Il problema vero è che si aggiunge un’altra generazione di bambini che non si innamorerà del calcio non potendo sognare un Mondiale.
Una generazione che pensa che indossare la mascherina o guardare la maestra da uno schermo siano la normalità. Che ha dovuto salutare tanti nonni (il loro affetto, il loro esempio) troppo presto.
Una generazione che, grazie ai mille dispositivi disponibili e ai social facilmente fruibili, sta conoscendo l’orrore e la vicinanza della guerra.
Nella mente e nel cuore di un bambino, questi frame così apparentemente slegati tra loro, si instillano e, di più, proliferano: idee, ambizioni, sogni, paure, coscienze… Negli uomini del domani.
Non si può sempre vincere, e la Macedonia del Nord che si gioca il Qatar contro Cristiano Ronaldo è una splendida pagina di sport.
Ma se ripenso al bimbo felice che ero io nel ‘94, quando in un’estate serena mi innamorai di Roberto Baggio e della maglia della Nazionale, nutrendomi di quella passione, trasformandola nella mia, la tristezza di questa sera non sta nella mancata qualificazione degli Azzurri ai Campionati del Mondo, quanto piuttosto nel pensare ai tanti bimbi italiani che le immagini dell’Europeo di otto mesi fa le hanno già belle che sepolte, visto ciò che la società sta partorendo attorno a loro. Sarebbe stato bello, grazie al calcio, riempirgli qualche settimana di attesa, adrenalina, amicizia e unione.

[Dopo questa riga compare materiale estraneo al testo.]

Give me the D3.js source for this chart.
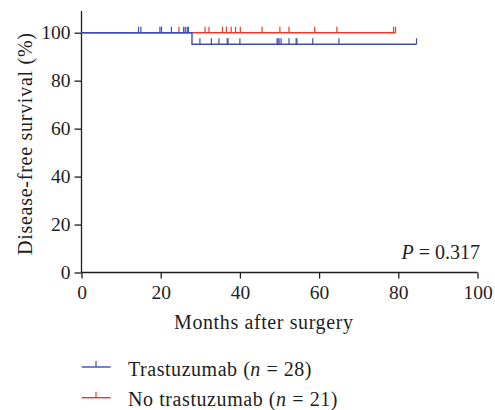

Da popolo a maggioranza ipocrita e perbenista, dovremmo esultare nel poter dire – senza sforzi di coscienza né di moralità – di non aver partecipato alla peggior Coppa del Mondo di sempre in materia di rispetto delle vite umane, tutela dei diritti dell’uomo, sicurezza sul lavoro, e tutto ciò di orribile e schifoso di cui questo Mondiale qatariota si è già macchiato con la complicità delle istituzioni del calcio.